Why does the characteristics method not work for boundary value problems?

Question

Let us consider, for example (all though the question applies more generally) the 1D wave equation $$ u_{tt} = c^2 u_{xx}.$$ This has characteristics $x-ct = const$ and $x+ct=const$ which is readily observable by factoring the differential operator as $$\frac{\partial^2}{\partial t^2} - c^2\frac{\partial^2}{\partial x^2} = (\frac{\partial}{\partial t} - c\frac{\partial}{\partial x})(\frac{\partial}{\partial t} + c\frac{\partial}{\partial x}).$$ Thus, making the variable transformation $\eta = x-ct$ and $\xi=x+ct$ yields $$ u_{\eta \xi} = 0 $$ from which we conclude that $$ u =F(x-ct) + G(x+ct) \tag{1}\label{1}$$ for some sufficiently smooth functions $F$, $G$.

If we consider the IVP: $u(x,0) = f(x)$ and $u_t(x,0) = g(x)$ we derive d'Alambert's solution from (1). However, this is the solution for a boundaryless domain and is incapable of capturing any sort of boundary values. e.g. a clamped boundary $u(0,t)=u(L,t)=0$. Yet, this is a well posed problem and solvable via separation of variables. So we can only conclude that (1) is not the general solution. What went wrong?
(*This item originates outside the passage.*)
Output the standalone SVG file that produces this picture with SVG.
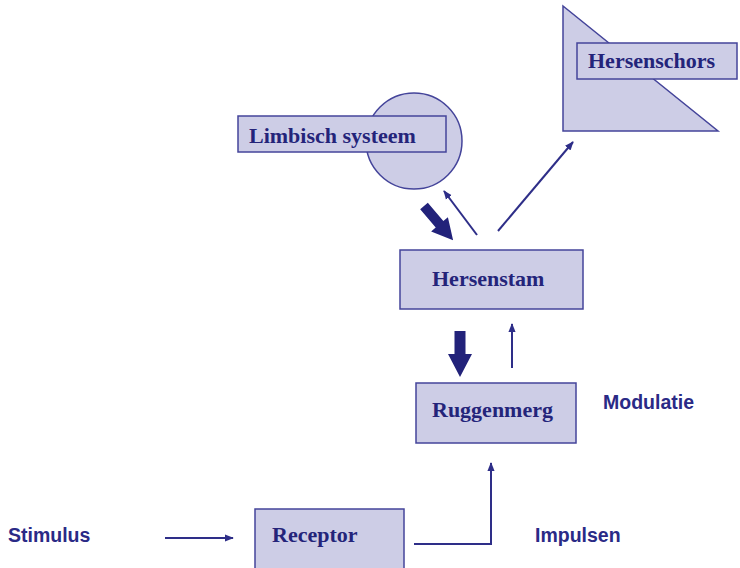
<svg xmlns="http://www.w3.org/2000/svg" width="740" height="568" viewBox="0 0 740 568">
<defs>
<style>
.shape{fill:#cdcde6;stroke:#44449a;stroke-width:1.5}
.lbl{font-family:"Liberation Serif","Times New Roman",serif;font-weight:bold;font-size:22px;fill:#24247a}
.side{font-family:"Liberation Sans",Arial,sans-serif;font-weight:bold;font-size:19.5px;fill:#2a2a86}
.conn{fill:none;stroke:#2e2e88;stroke-width:2}
.thick{fill:#22227a;stroke:none}
</style>
<marker id="ahs" viewBox="0 0 10 10" refX="9" refY="5" markerWidth="9" markerHeight="9" orient="auto" markerUnits="userSpaceOnUse">
<path d="M0,1 L10,5 L0,9 z" fill="#2e2e88"/>
</marker>
</defs>
<rect width="740" height="568" fill="#ffffff"/>
<g id="hersenschors">
<polygon class="shape" points="563,6 563,131 718,131"/>
<rect class="shape" x="577" y="43" width="160" height="36"/>
<text class="lbl" x="588" y="68">Hersenschors</text>
</g>
<g id="limbisch">
<circle class="shape" cx="414" cy="141" r="48"/>
<rect class="shape" x="238" y="116" width="208" height="36"/>
<text class="lbl" x="249" y="143">Limbisch systeem</text>
</g>
<g id="hersenstam">
<rect class="shape" x="400" y="250" width="183" height="59"/>
<text class="lbl" x="432" y="286">Hersenstam</text>
</g>
<g id="ruggenmerg">
<rect class="shape" x="416" y="383" width="160" height="60"/>
<text class="lbl" x="432" y="417">Ruggenmerg</text>
</g>
<g id="receptor">
<rect class="shape" x="255" y="509" width="149" height="62"/>
<text class="lbl" x="272" y="542">Receptor</text>
</g>
<g id="labels">
<text class="side" x="8" y="542">Stimulus</text>
<text class="side" x="603" y="409">Modulatie</text>
<text class="side" x="535" y="542">Impulsen</text>
</g>
<g id="connectors">
<line class="conn" x1="165" y1="538" x2="233" y2="538" marker-end="url(#ahs)"/>
<polyline class="conn" points="414,544 491,544 491,463" marker-end="url(#ahs)"/>
<line class="conn" x1="512" y1="368" x2="512" y2="324" marker-end="url(#ahs)"/>
<line class="conn" x1="477" y1="235" x2="444" y2="191" marker-end="url(#ahs)"/>
<line class="conn" x1="498" y1="231" x2="573" y2="142" marker-end="url(#ahs)"/>
<polygon class="thick" points="454.5,331 465.5,331 465.5,354 472,354 460,377 448,354 454.5,354"/>
<polygon class="thick" transform="translate(424,206) rotate(49.7)" points="0,-5 24,-5 24,-11 45,0 24,11 24,5 0,5"/>
</g>
</svg>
My guess is that in making the variable transformation and integrating we implicitly assume a certain global regularity which the boundary value problem does not satisfy. Any clarification or expansion on this?

Answer 1

To get the analogue of (1) in a more general case, e.g for an inhomogeneous boundary problem, you can put $$v = \left(\frac{\partial}{\partial t} + c\frac{\partial}{\partial x}\right)u$$ so that $v$ solves the transport equation $$\left(\frac{\partial}{\partial t} - c\frac{\partial}{\partial x}\right)v = 0.$$ You can solve that equation explicitly with the caracteristic method. Then, you can solve in the same way $$\left(\frac{\partial}{\partial t} + c\frac{\partial}{\partial x}\right)u = v$$ to find $u$ in terms of $v$.

Answer 2

If $u$ is a solution of the boundary value problem, odd reflections on the axes $x=0$, $x=L$ and in continuation at $x=kL$ for all $k\in \Bbb Z$, generates a $2L$-periodic function. Due to the odd symmetry at the reflection axes, $u_{xx}=0$ there and $u_{tt}=0$ due to the boundary conditions, so the wave equation is satisfied on $\Bbb R$.

Thus the functions $F,G$ for the solution formula exist. The boundary conditions applied to the solution formula give $F(ct)+G(-ct)=0$ and $F(L+ct)+G(L-ct)=0$. Combining both gives $$ G(-s)=-F(s)=-F(L+(s-L))=G(L-(s-L))=G(2L-s), $$ so $G$ is a $2L$-periodic function and $$u(x,t)=G(x+ct)-G(-x+ct).$$

Evaluating the initial conditions gives \begin{align} f(x)&=G(x)-G(-x)\\ \tfrac1c g(x)&=G'(x)-G'(-x)\\ \tfrac1c\int_0^x g(s)\,ds&=G(x)+G(-x) \end{align} so that in combination $$ G(x)=\begin{cases} \frac12\Bigl(f(x)+\tfrac1c\int_0^x g(s)\,ds\Bigr), & x\in[0,L],\\ \frac12\Bigl(-f(-x)+\tfrac1c\int_0^{-x} g(s)\,ds\Bigr), & x\in[-L,0]. \end{cases} $$ and $2L$-periodic continued outside $[-L,L]$.